Burden falls to state officials as $1T infrastructure bill becomes law

The news: President Joe Biden signed the $1 trillion infrastructure bill into law Monday, putting $550 billion in new money into transportation, broadband, utilities, and EV infrastructure for the next five years, per CNBC.

How we got here: The US Senate passed the infrastructure bill in August, and the US House passed the bill last week despite it initially being contingent on a separate $1.8 trillion economic package.

“I truly believe that 50 years from now, historians are going to look back at this moment and say, that’s the moment America began to win the competition of the 21st century,” Biden said as he signed the bill into law.

  • The bill includes provisions for $65 billion to improve the country’s broadband system, specifically extending high-speed internet to hard-to-reach rural communities.
  • The bill will also direct $7.5 billion to install EV charging stations across the country—an essential component in the move to electrify the auto industry by 2030. EVs currently make up just 2.9% of the total passenger car market.
  • $2 billion will go to fund the country’s cybersecurity efforts.
  • The bill also proposes stricter tax reporting on cryptocurrency transactions to generate funding for projects.
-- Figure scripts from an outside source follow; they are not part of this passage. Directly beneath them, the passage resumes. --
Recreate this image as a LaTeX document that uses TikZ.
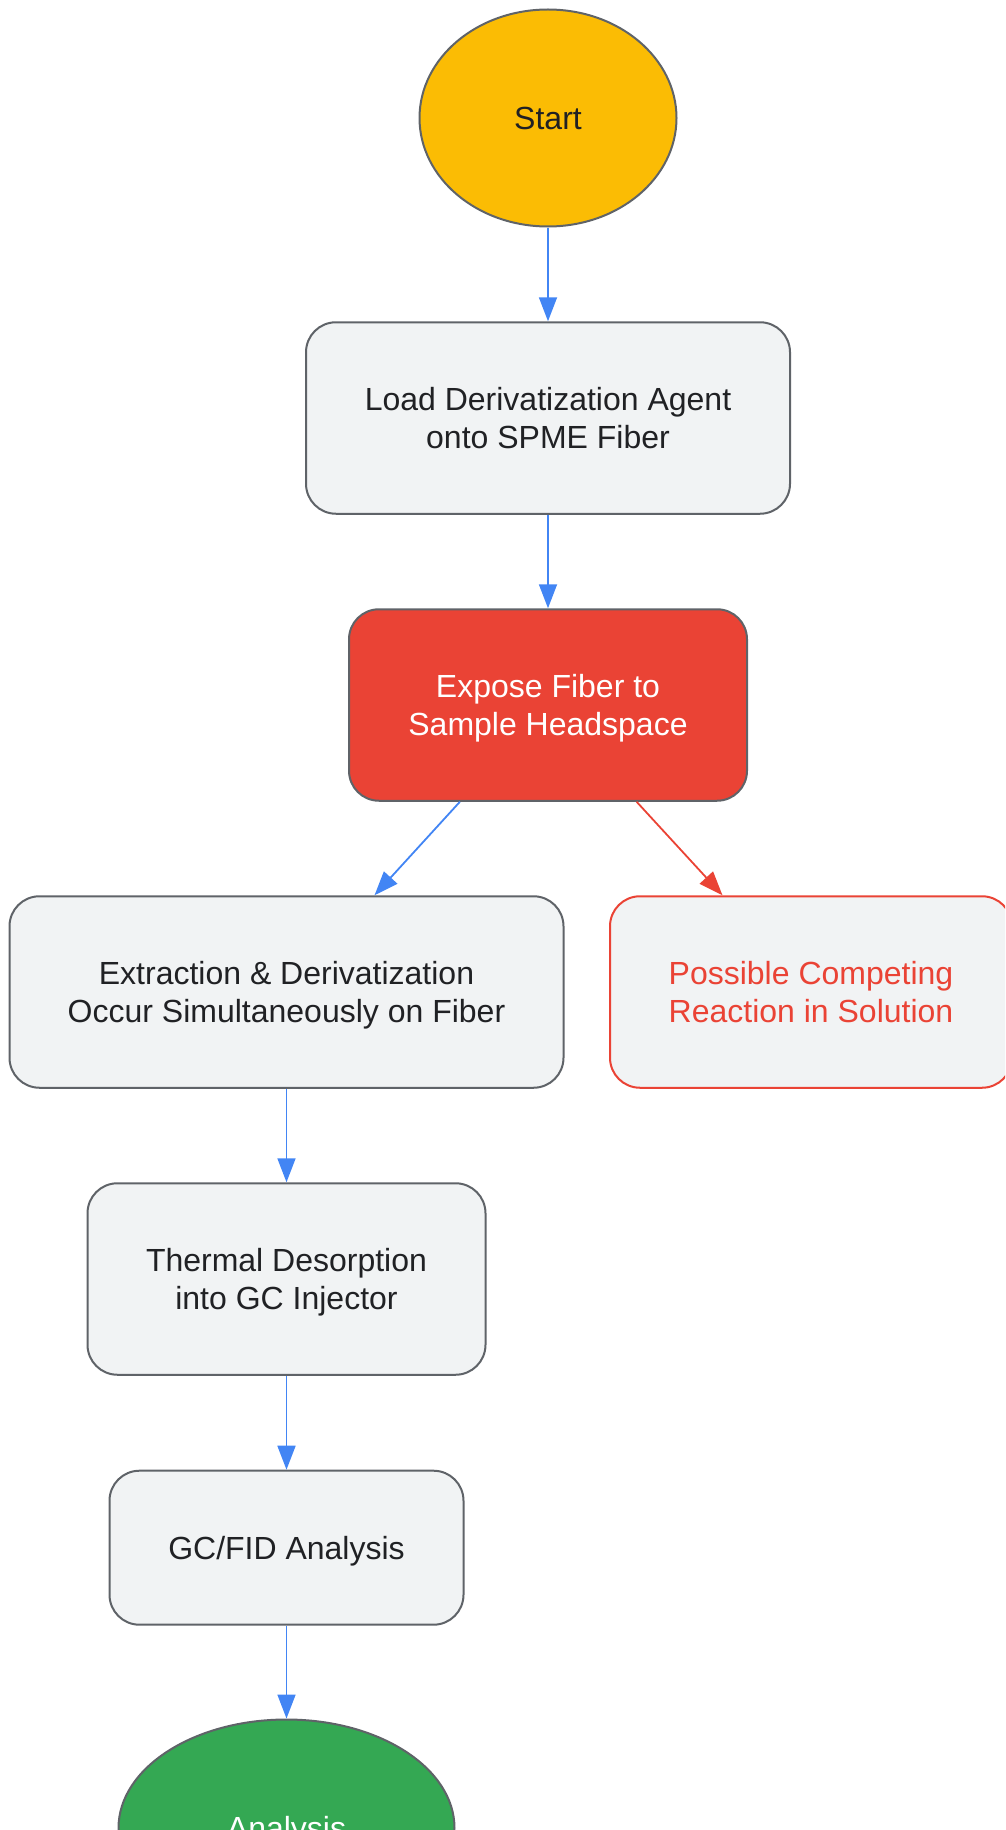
\documentclass[tikz,border=0pt]{standalone}
\usepackage{fontspec}
\setmainfont{Liberation Sans}
\usetikzlibrary{shapes.geometric,arrows.meta}
\definecolor{bordergray}{HTML}{5F6368}
\definecolor{boxfill}{HTML}{F1F3F4}
\definecolor{gyellow}{HTML}{FBBC04}
\definecolor{gred}{HTML}{EA4335}
\definecolor{ggreen}{HTML}{34A853}
\definecolor{gblue}{HTML}{4285F4}
\definecolor{txtdark}{HTML}{202124}
\newcommand{\capln}[1]{\raisebox{0pt}[0.716em][0pt]{#1}}
\begin{document}
\begin{tikzpicture}[x=1pt,y=-1pt,
  every node/.style={font=\fontsize{32}{38}\selectfont, align=center, inner sep=0pt},
  procbox/.style={draw=bordergray, line width=2pt, fill=boxfill, text=txtdark, rounded corners=30pt},
  termnode/.style={ellipse, draw=bordergray, line width=2pt},
  flow/.style={draw=gblue, line width=1.8pt, -{Triangle[length=24pt,width=18pt]}},
  redflow/.style={draw=gred, line width=1.8pt, -{Triangle[length=24pt,width=18pt]}}
]
\useasboundingbox (0,0) rectangle (1005,1830);
\begin{scope}
\clip (0,0) rectangle (1005,1830);
\node[termnode, fill=gyellow, text=txtdark, minimum width=257pt, minimum height=217pt] (start) at (548,118) {\capln{Start}};
\node[procbox, minimum width=484pt, minimum height=191.5pt] (load) at (548,418) {\capln{Load Derivatization Agent}\\\capln{onto SPME Fiber}};
\node[procbox, fill=gred, text=white, minimum width=398pt, minimum height=191.5pt] (expose) at (548,705) {\capln{Expose Fiber to}\\\capln{Sample Headspace}};
\node[procbox, minimum width=554pt, minimum height=191.5pt] (extract) at (286.5,992) {\capln{Extraction \& Derivatization}\\\capln{Occur Simultaneously on Fiber}};
\node[procbox, draw=gred, text=gred, minimum width=402pt, minimum height=191.5pt] (possible) at (811,992) {\capln{Possible Competing}\\\capln{Reaction in Solution}};
\node[procbox, minimum width=398pt, minimum height=191.5pt] (thermal) at (286.5,1279) {\capln{Thermal Desorption}\\\capln{into GC Injector}};
\node[procbox, minimum width=354pt, minimum height=154pt] (gc) at (286.5,1547.7) {\capln{GC/FID Analysis}};
\node[termnode, fill=ggreen, text=white, minimum width=336pt, minimum height=217pt] (analysis) at (286.5,1828) {\capln{Analysis}};

\draw[flow] (start) -- (load);
\draw[flow] (load) -- (expose);
\draw[flow] (expose) -- (extract);
\draw[redflow] (expose) -- (possible);
\draw[flow] (extract) -- (thermal);
\draw[flow] (thermal) -- (gc);
\draw[flow] (gc) -- (analysis);
\end{scope}
\end{tikzpicture}
\end{document}
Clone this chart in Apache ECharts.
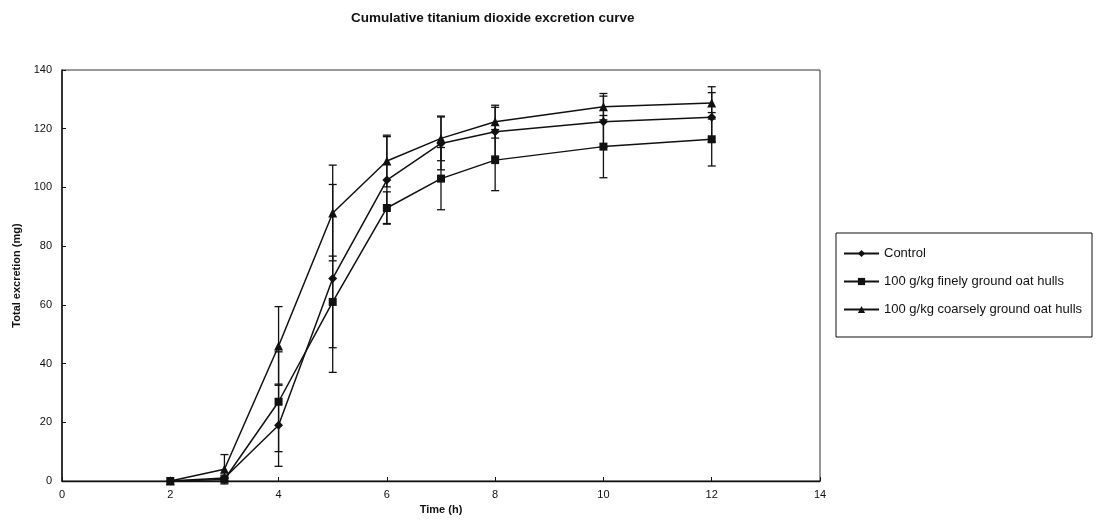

What’s next: The hard work of submitting budget proposals on how to best distribute the funding begins with state officials tasked with finding the biggest impact for investments. 

  • Each state has to submit its plan to be approved by the Commerce Department, a departure from federal-led programs in the past.
  • Ageing national highways, bridges, and public transportation utilities will likely get the investment quickly, as it impacts the larger population and makes for stronger optics.

What’s the catch: Investments in rural broadband, EV charging stations, and 5G infrastructure will likely be low on the list of priorities—all network infrastructure expansion is at a standstill due to year-long supply chain delays.

  • AT&T delayed half a million internet installations due to fiber shortages.
  • The National Rural Broadband Association said providers can’t get 30% to 40% of the needed equipment to install broadband. ISPs say they are waiting up to 71 weeks for fiber to be delivered.